What good influencer partnerships require:
Authentic fit: influencer's audience overlaps with your ICP; influencer would credibly use the product.
Creative freedom: let influencers create content in their voice; over-controlled brand content performs poorly.
Disclosure compliance: FTC requires clear #ad or #sponsored disclosures.
Measurement: tracking links, unique discount codes, dedicated landing pages.
Long-term thinking: one-off partnerships rarely pay off; ongoing relationships compound.
What undermines influencer marketing:
Mismatched audiences: pay for reach that doesn't overlap with target customers.
Over-controlled brand: scripted content from influencers feels fake and performs poorly.
Vanity metrics: optimize for follower count instead of engagement and conversion.
One-and-done: one post rarely produces meaningful results; consistency drives outcomes.
No measurement: can't attribute results, can't iterate.
Influencer marketing works great for some brands and does nothing for others, and the difference is almost always execution. Match on audience fit with your ICP, not raw follower count, give creators real creative freedom, and tie comp to affiliate or hybrid structures so incentives line up. Build long-term relationships, because they compound, and measure everything with unique codes and tracking links. Pay one mega-influencer for a single over-scripted post, measure nothing, and you'll 'conclude influencer marketing doesn't work.' It does. Your implementation didn't.
What founders get wrong: Treating influencer marketing as a transaction (pay mega-influencer for one post) rather than a relationship (build ongoing partnerships with creators whose audiences overlap with ICP). The right discipline: tight ICP fit, creative freedom, long-term partnerships, rigorous measurement.
Related: Paid Social · Content Marketing · Brand Awareness · Public Relations
What is influencer marketing?
Partnering with content creators who have built engaged audiences on social platforms to promote products or services through sponsored content, affiliate arrangements, or organic mentions. Creator partnerships span nano (1K-10K) to mega (1M+) tiers.

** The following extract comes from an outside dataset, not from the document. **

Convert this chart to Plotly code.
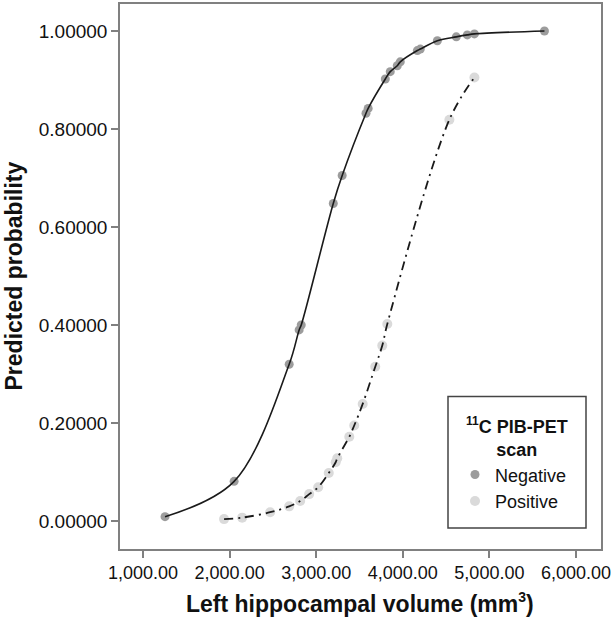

What are the influencer tiers?
Nano (1K-10K, $50-$500/post). Micro (10K-100K, $500-$5K). Mid-tier (100K-500K, $5K-$25K). Macro (500K-1M, $25K-$100K). Mega (1M+, $100K-$1M+). Nano/micro often have better engagement than mega.
Does influencer marketing work for B2B?
Increasingly yes, especially on LinkedIn (executive thought leaders), Twitter/X (technical voices), podcasts (host-read ads), and conferences. Smaller audiences than B2C but enterprise buyers actually listen.
What undermines influencer marketing?
Mismatched audiences, over-controlled brand content, optimizing for follower count over engagement/conversion, one-off partnerships, lack of measurement. Tight ICP fit, creative freedom, and long-term thinking are what makes it work.